**REQUEST**
Repeat every line exactly, keeping the pictures out of the copy.
============================================================
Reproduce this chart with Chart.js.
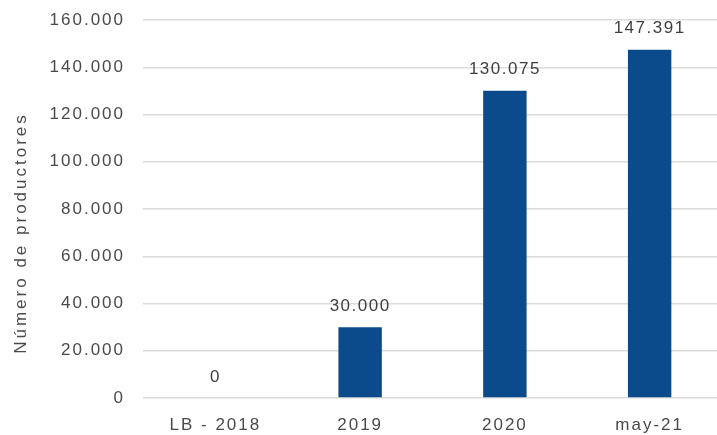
<!DOCTYPE html>
<html>
<head>
<meta charset="utf-8">
<script src="https://cdn.jsdelivr.net/npm/chart.js@4"></script>
<style>
  html, body { margin: 0; padding: 0; background: #fff; overflow: hidden; }
  #wrap { width: 722px; height: 435px; }
</style>
</head>
<body>
<div id="wrap"><canvas id="barChart0"></canvas></div>
<script>
const categories = ["LB - 2018", "2019", "2020", "may-21"];
const producers = [0, 30000, 130075, 147391];
const yTicks = [0, 20000, 40000, 60000, 80000, 100000, 120000, 140000, 160000];
const yTitle = "Número de productores";

const FONT = "'Liberation Sans', Arial, sans-serif";
const TEXT = "#4a4a4a";

// thousands with a dot, as in "130.075"
function fmt(v) {
  return String(Math.round(v)).replace(/\B(?=(\d{3})+(?!\d))/g, ".");
}

// wider tracking for the axis text
const tracking = {
  id: "tracking",
  beforeDraw(chart) {
    chart.ctx.letterSpacing = "2px";
  }
};

// axis title, drawn by hand so it can sit a bit lower than centre
const axisTitle = {
  id: "axisTitle",
  afterDraw(chart) {
    const ctx = chart.ctx;
    ctx.save();
    ctx.letterSpacing = "3px";
    ctx.font = "17px " + FONT;
    ctx.fillStyle = TEXT;
    ctx.textAlign = "center";
    ctx.textBaseline = "middle";
    ctx.translate(21, 233);
    ctx.rotate(-Math.PI / 2);
    ctx.fillText(yTitle, 0, 0);
    ctx.restore();
  }
};

// value on top of every bar
const barValues = {
  id: "barValues",
  afterDatasetsDraw(chart) {
    const ctx = chart.ctx;
    const meta = chart.getDatasetMeta(0);
    ctx.save();
    ctx.letterSpacing = "1.5px";
    ctx.font = "17px " + FONT;
    ctx.fillStyle = "#3f3f3f";
    ctx.textAlign = "center";
    ctx.textBaseline = "middle";
    meta.data.forEach((bar, i) => {
      ctx.fillText(fmt(producers[i]), bar.x, bar.y - 21);
    });
    ctx.restore();
  }
};

const ctx = document.getElementById("barChart0").getContext("2d");
new Chart(ctx, {
  type: "bar",
  data: {
    labels: categories,
    datasets: [{
      data: producers,
      backgroundColor: "#0b4b8b",
      barPercentage: 0.6,
      categoryPercentage: 0.5
    }]
  },
  options: {
    responsive: true,
    maintainAspectRatio: false,
    animation: false,
    layout: { padding: { top: 20, right: 0, bottom: 0, left: 0 } },
    plugins: { legend: { display: false }, tooltip: { enabled: false } },
    scales: {
      x: {
        grid: { display: false },
        border: { display: false },
        ticks: { color: TEXT, font: { family: FONT, size: 17 }, padding: 9 },
        afterFit(s) { s.height = 37; }
      },
      y: {
        min: 0,
        max: 160000,
        afterBuildTicks(s) { s.ticks = yTicks.map(v => ({ value: v })); },
        grid: { color: "#dcdcdc", lineWidth: 1.5, drawTicks: false },
        border: { display: false },
        ticks: {
          color: TEXT,
          font: { family: FONT, size: 17 },
          padding: 18,
          callback: (v) => fmt(v)
        },
        afterFit(s) {
          s.width = 143;
          s.paddingTop = 0;
          s.paddingBottom = 0;
        }
      }
    }
  },
  plugins: [tracking, barValues, axisTitle]
});
</script>
</body>
</html>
============================================================
**TASK ANSWER**
Reproduce this chart with Chart.js.
<!DOCTYPE html>
<html>
<head>
<meta charset="utf-8">
<script src="https://cdn.jsdelivr.net/npm/chart.js@4"></script>
<style>
  html, body { margin: 0; padding: 0; background: #fff; overflow: hidden; }
  #wrap { width: 722px; height: 435px; }
</style>
</head>
<body>
<div id="wrap"><canvas id="barChart0"></canvas></div>
<script>
const categories = ["LB - 2018", "2019", "2020", "may-21"];
const producers = [0, 30000, 130075, 147391];
const yTicks = [0, 20000, 40000, 60000, 80000, 100000, 120000, 140000, 160000];
const yTitle = "Número de productores";

const FONT = "'Liberation Sans', Arial, sans-serif";
const TEXT = "#4a4a4a";

// thousands with a dot, as in "130.075"
function fmt(v) {
  return String(Math.round(v)).replace(/\B(?=(\d{3})+(?!\d))/g, ".");
}

// wider tracking for the axis text
const tracking = {
  id: "tracking",
  beforeDraw(chart) {
    chart.ctx.letterSpacing = "2px";
  }
};

// axis title, drawn by hand so it can sit a bit lower than centre
const axisTitle = {
  id: "axisTitle",
  afterDraw(chart) {
    const ctx = chart.ctx;
    ctx.save();
    ctx.letterSpacing = "3px";
    ctx.font = "17px " + FONT;
    ctx.fillStyle = TEXT;
    ctx.textAlign = "center";
    ctx.textBaseline = "middle";
    ctx.translate(21, 233);
    ctx.rotate(-Math.PI / 2);
    ctx.fillText(yTitle, 0, 0);
    ctx.restore();
  }
};

// value on top of every bar
const barValues = {
  id: "barValues",
  afterDatasetsDraw(chart) {
    const ctx = chart.ctx;
    const meta = chart.getDatasetMeta(0);
    ctx.save();
    ctx.letterSpacing = "1.5px";
    ctx.font = "17px " + FONT;
    ctx.fillStyle = "#3f3f3f";
    ctx.textAlign = "center";
    ctx.textBaseline = "middle";
    meta.data.forEach((bar, i) => {
      ctx.fillText(fmt(producers[i]), bar.x, bar.y - 21);
    });
    ctx.restore();
  }
};

const ctx = document.getElementById("barChart0").getContext("2d");
new Chart(ctx, {
  type: "bar",
  data: {
    labels: categories,
    datasets: [{
      data: producers,
      backgroundColor: "#0b4b8b",
      barPercentage: 0.6,
      categoryPercentage: 0.5
    }]
  },
  options: {
    responsive: true,
    maintainAspectRatio: false,
    animation: false,
    layout: { padding: { top: 20, right: 0, bottom: 0, left: 0 } },
    plugins: { legend: { display: false }, tooltip: { enabled: false } },
    scales: {
      x: {
        grid: { display: false },
        border: { display: false },
        ticks: { color: TEXT, font: { family: FONT, size: 17 }, padding: 9 },
        afterFit(s) { s.height = 37; }
      },
      y: {
        min: 0,
        max: 160000,
        afterBuildTicks(s) { s.ticks = yTicks.map(v => ({ value: v })); },
        grid: { color: "#dcdcdc", lineWidth: 1.5, drawTicks: false },
        border: { display: false },
        ticks: {
          color: TEXT,
          font: { family: FONT, size: 17 },
          padding: 18,
          callback: (v) => fmt(v)
        },
        afterFit(s) {
          s.width = 143;
          s.paddingTop = 0;
          s.paddingBottom = 0;
        }
      }
    }
  },
  plugins: [tracking, barValues, axisTitle]
});
</script>
</body>
</html>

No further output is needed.